The play is mesmerizing. It will win the Tony Award next June and likely the Pulitzer Prize for Drama. Stoppard is no stranger to awards and great plays but this one is exceptional in every way.
Jagger came as the guest of one of the show’s three main producers, Lorne Michaels. He wasn’t alone in making a buzz in this audience. Steven Spielberg and Kate Capshaw, Tim Robbins, Edie Falco, Steve Martin, Tina Fey, Barry Diller, Tovah Feldshuh (who came over after the “Funny Girl” matinee), Ethan Hawke with Josh Hamilton and Jonathan Marc Sherman all came pouring out of the two hour ten minute play that has no intermission and, last night, started fifteen minutes early without notice.
I thought about Spielberg a lot during the course of the play.
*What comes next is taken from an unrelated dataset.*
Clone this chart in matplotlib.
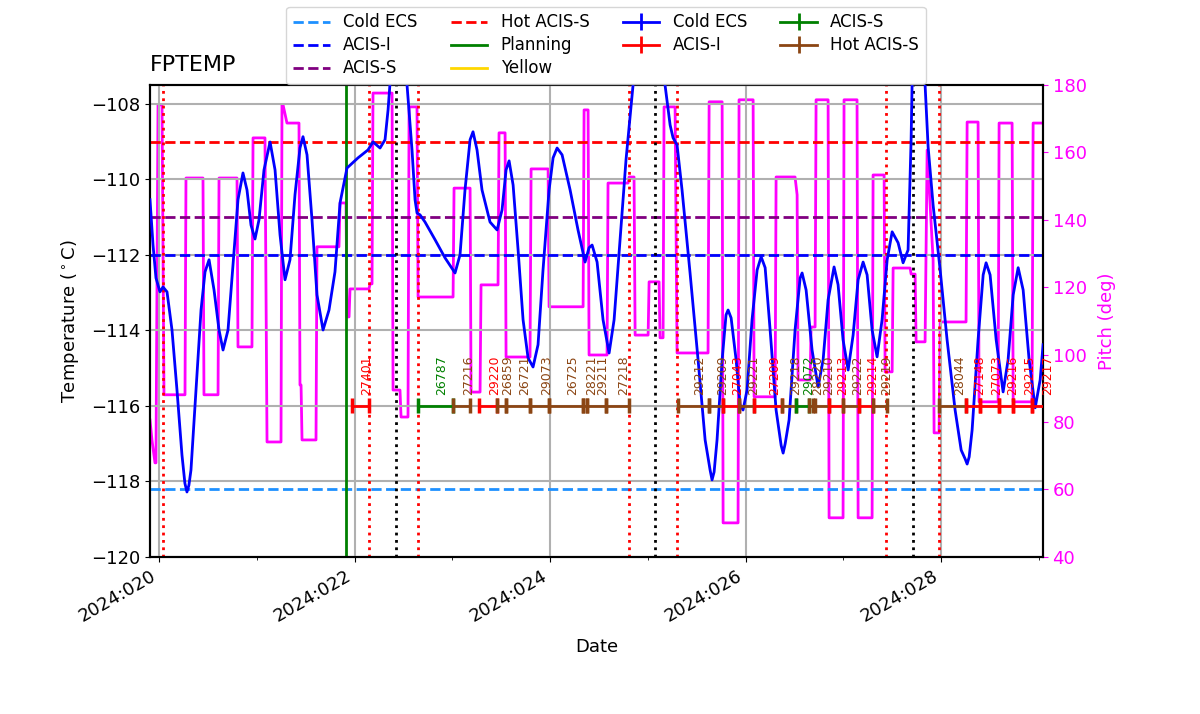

He should make a movie out of it, he knows how to do it. Stoppard, author of so many important and classic plays, now tells the story of his Viennese Jewish family beginning in 1899, jumping to 1924, and then to 1938 as they grapple with assimilating into Christian and Catholic culture, resisting it to save their identities, and then hiding — mostly unsuccessfully– from the Nazis.
There are many levels working simultaneously in this story, and Stoppard handles it all masterfully, there’s other way to explain it. He’s got intergenerational characters matched against the rise of fascism. In the final segment, 1955, a character says — with the war over and Hitler defeated — “that can’t happen again.” The audience gasped because it is happening in Europe right now again and we all know it. Donald Trump is pushing it in the US and this is lost on no one.
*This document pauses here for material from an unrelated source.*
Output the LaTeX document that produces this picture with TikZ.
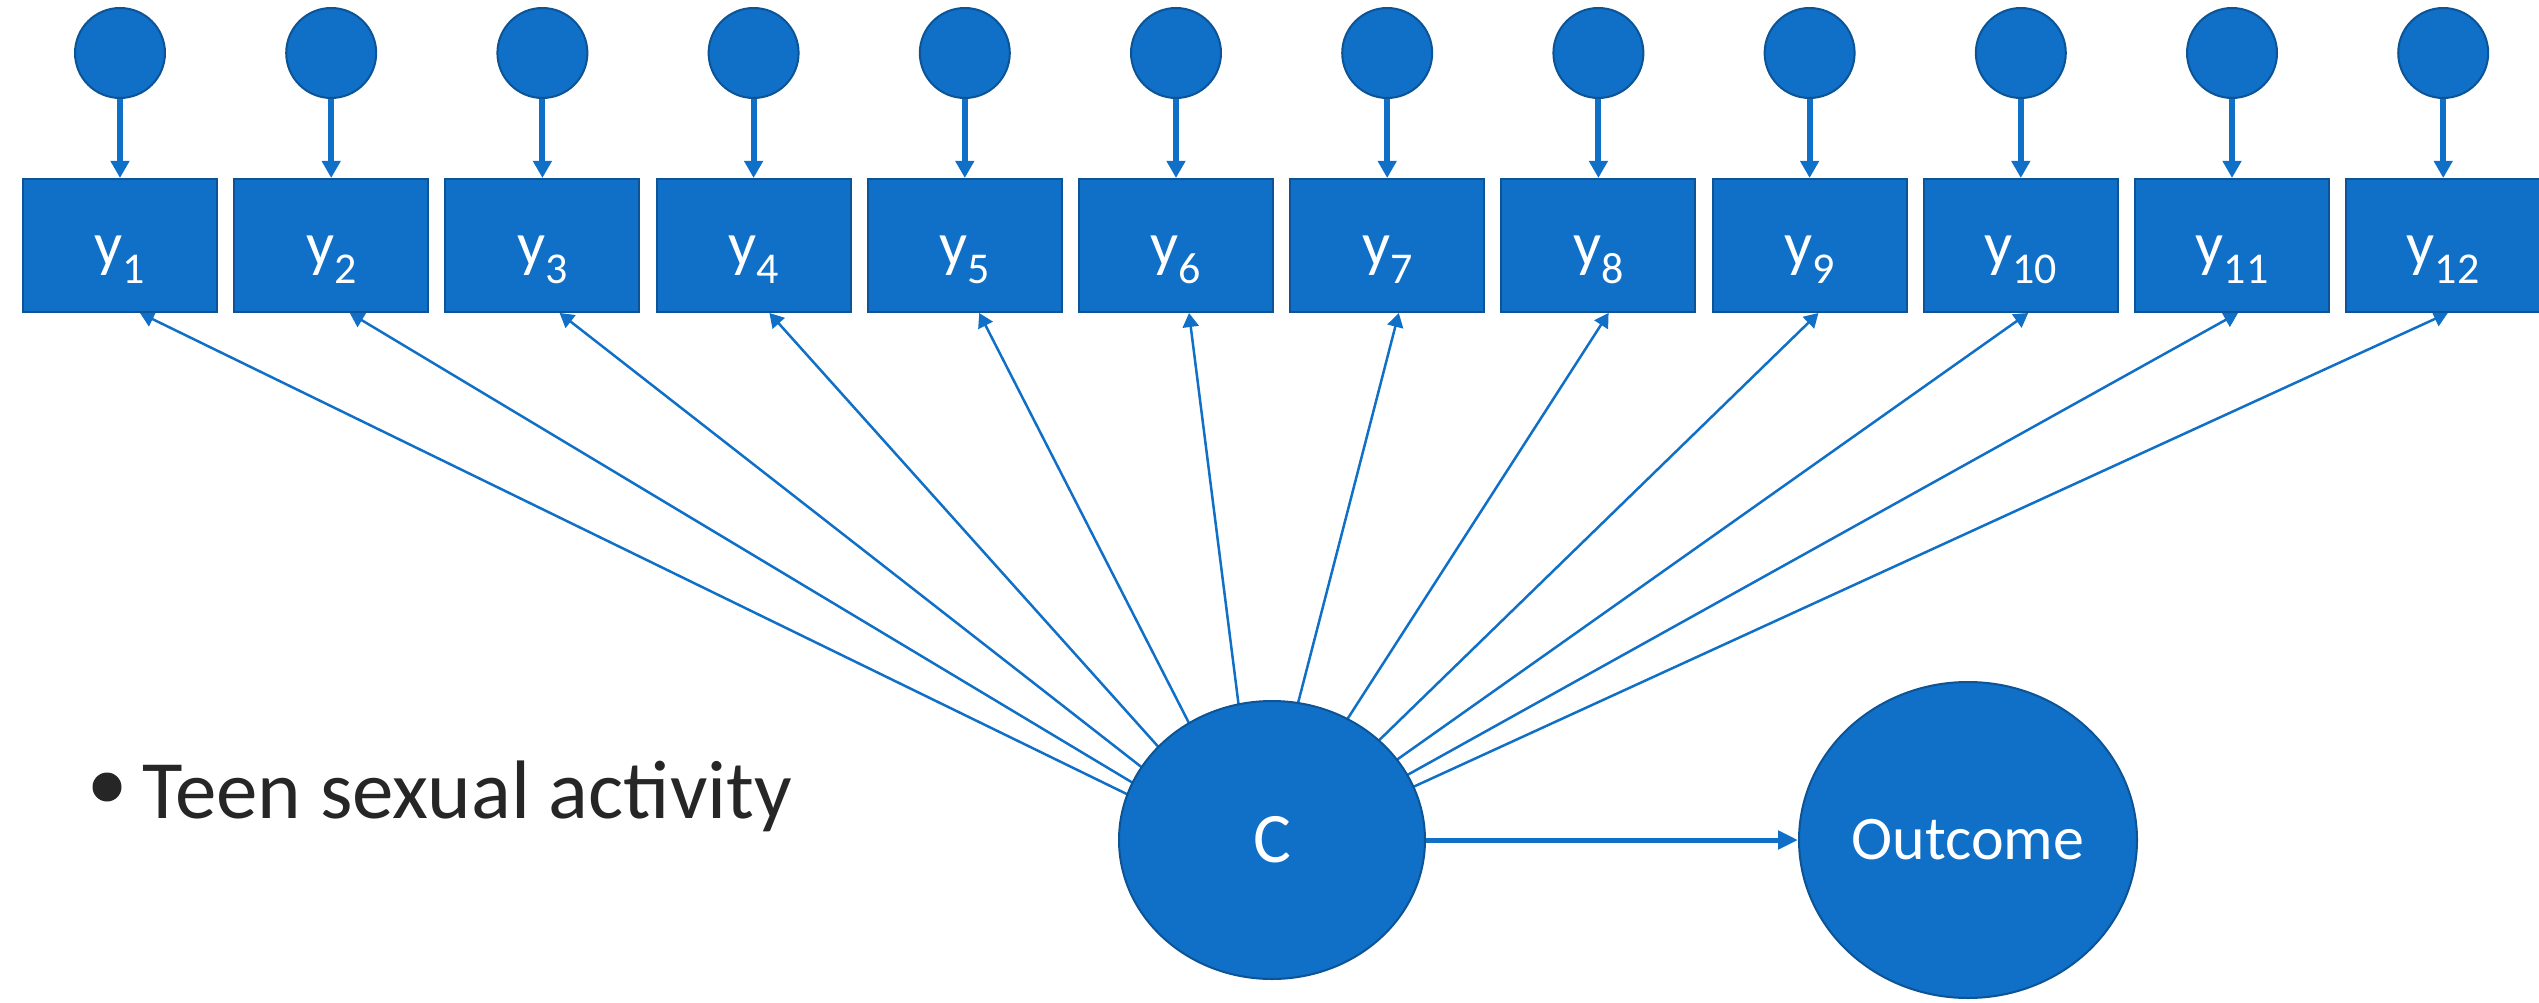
\documentclass[tikz,border=0pt]{standalone}
\usepackage{fontspec}
\setmainfont{Carlito}
\usetikzlibrary{arrows.meta,shapes.geometric}
\definecolor{semfill}{RGB}{16,111,198}
\definecolor{semedge}{RGB}{12,84,150}
\definecolor{bullettext}{RGB}{38,38,38}
\pgfdeclarelayer{behind}
\pgfsetlayers{behind,main}

\begin{document}
\begin{tikzpicture}[x=1pt,y=-1pt,
  errnode/.style={circle,fill=semfill,draw=semedge,line width=2pt,minimum size=90pt,inner sep=0pt},
  indicator/.style={rectangle,fill=semfill,draw=semedge,line width=2pt,
    minimum width=194pt,minimum height=133pt,inner sep=0pt,text=white,
    font=\fontsize{62}{62}\selectfont,text height=50pt,text depth=10pt},
  latent/.style={ellipse,fill=semfill,draw=semedge,line width=2pt,inner sep=0pt,text=white},
  errpath/.style={draw=semfill,line width=6pt,-{Triangle[length=17pt,width=18pt]}},
  loading/.style={draw=semfill,line width=2.5pt,-{Triangle[length=14pt,width=16pt]}},
  effect/.style={draw=semfill,line width=5pt,-{Triangle[length=20pt,width=18pt]}},
]
\useasboundingbox (0,0) rectangle (2539,1003);

% latent class and distal outcome
\node[latent,minimum width=306pt,minimum height=278pt,font=\fontsize{71}{71}\selectfont] (C) at (1272,840) {C};
\node[latent,minimum width=338pt,minimum height=316pt,font=\fontsize{62}{62}\selectfont] (out) at (1968,840) {Outcome};
\draw[effect] (C) -- (out);

% indicators with their residual terms
\foreach \i in {1,...,12} {
  \pgfmathsetmacro\xc{120+211.2*(\i-1)}
  \node[errnode] (e\i) at (\xc,53) {};
  \node[indicator] (y\i) at (\xc,245.5) {y\raisebox{-18pt}{\fontsize{44}{44}\selectfont\i}};
  \draw[errpath] (e\i) -- (y\i);
}

% loadings: drawn behind C from a common point inside it
\begin{pgfonlayer}{behind}
\foreach \i in {1,...,12} {
  \pgfmathsetmacro\dx{20-1.4*(\i-1)}
  \draw[loading] ([shift={(-14,18)}]C.center) -- ([xshift=\dx pt]y\i.south);
}
\end{pgfonlayer}

% bullet point
\node[circle,fill=bullettext,minimum size=29pt,inner sep=0pt] (dot) at (107,787) {};
\node[anchor=base west,text=bullettext,font=\fontsize{83}{83}\selectfont,inner sep=0pt] (topic) at (142,818) {Teen sexual activity};
\end{tikzpicture}
\end{document}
It’s a huge cast with all outstanding performances. But Brandon Uranowitz, Faye Castelow, David Krumholtz, and Jenny Augen are among the standouts.
“Leopoldstadt” begins, as I said, at the turn of the century in Vienna where Eastern European Jews have arrived, started business, been influential in culture, but are discriminated against in subtle and not so subtle ways. One member of the large, successful family of main characters has a very successful business and has converted to Catholicism so he can assimilate more ease into the hierarchy of society. But Stoppard doesn’t let Hermann get away with that within his own family. The underlying reminder is that when the time comes, the gentiles will identify you as Jewish no matter what you’ve done to alter your identity.
And in the third segment, 1938, we see what’s happened. The family is in hiding, some of have already been taken away by the Nazis. After prospering for 30 or more years, reality has descended as Hitler has risen. The family home has been whittled to nothing. Hermann is forced to give his business to the Nazis without compensation. It’s a quarter century or more since the people of Anatevka were forced from their homes in “Fiddler on the Roof,” but yes, it is happening again. And again.
Every person interested in theater or history, every Jew certainly, must see this play. As soon as possible, for Stoppard, the cast, director Patrick Marber, for ourselves.